Now, this serves the NBA well, and has made them a social media powerhouse. (Along with bringing in billions of endorsements thanks to fan interest.)
For Raptor fans, however, this progression to “thank you, next” is not helpful. Not when you want to take the time to absorb what happened, relish it, cherish it. It is difficult to win a championship in any league, but that is especially true in the NBA. In the past twenty years, before 2019, there had been six franchises that had won the championship. Six. In twenty years.
And this was our first.
So while the NBA has done its usual push to continue to stay in the headlines, it makes sense for Raptor fans to stop for a minute. To reflect. To embrace what has been achieved, because there is no guarantee it will ever happen again.
I remember last July, when the franchise’s most popular player, Demar Derozan, was traded for Kawhi Leonard, the enigmatic and injured superstar from the San Antonio Spurs. I understood the trade, but Derozan was my favourite player, and he meant more to the city (and even the reporters who covered him) than any player in franchise history.
Basketball wise, the trade made sense, providing Kawhi was healthy. But no one knew for sure. Masai gambled.
And it paid off in a way no one expected. Some people said Conference Finals. A few dared whisper NBA Finals. But no one saw this island paradise.
Forget what the experts after the championship have said about “Kawhi and a bunch of role players.” The Raptors were the best defensive team in the post-season, elite at every position. They had multiple all-stars and a blossoming superstar in Siakam. But none of them were lottery picks. And playing in Canada is like playing on an island. Every player with a story as to how they arrived. The point guard who couldn’t get along with coaches. The “African” drafted as a defensive player with a motor. The undrafted free agent who bet on himself. The 47th pick in the draft, acquired by trade, who’d fallen out of the rotation earlier in the year. The center coming off the bench, when everyone thought his career was over. The coach who won G League titles.

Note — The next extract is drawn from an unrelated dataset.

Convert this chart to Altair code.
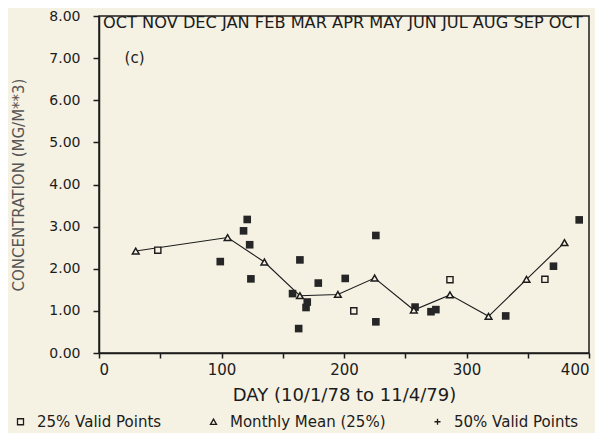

Nothing but stories and an island of misfit toys. An island that forged something better in all of them, a togetherness that most critics missed, and led by perhaps the most stoic and silent assassin the NBA has ever known.
It happened so fast, and so slow, it almost feels as though the time on the island didn’t exist.
But the ship came. Kawhi returned home. And yet, most of the family remains.
And so the pulsating lifecycle of the NBA continues, as it does with the Raptors. Who they have signed? What they will be? Who they will keep? Next year promises to be fun, regardless, because when you win the way they did, the echoes remain. And they will remain a very long time.
I remember watching Swiss Family Robinson when that huge boat come into sight, watching the family and feeling their joy. Imagine being stranded for ten years on an island! For the Raptors, it was twenty four. And beyond TV games and Christmas Day, the island has made its presence felt.
All of that is gone now. But even as the push towards “next” continues, the memories remain vibrant. The shot against Philadelphia. The double overtime win against Milwaukee. The unflappable Siakam. The greatness of Lowry. The all-time performance of Kawhi. And of course, the smaller moments. VanVleet’s reaction after hitting his fourth three in the fourth quarter of Game Six in the Finals. Lowry’s unwillingness to let anyone else hold the trophy. Gasol’s joy at the parade.
The ship has come and gone. But the bonfires on the beach remain. One day we’ll get back to the continent, hurry back to what’s breaking and where we fit next year, but there’s no need to rush.
It’s fine to watch the tide and remember. And if necessary, watch it all again.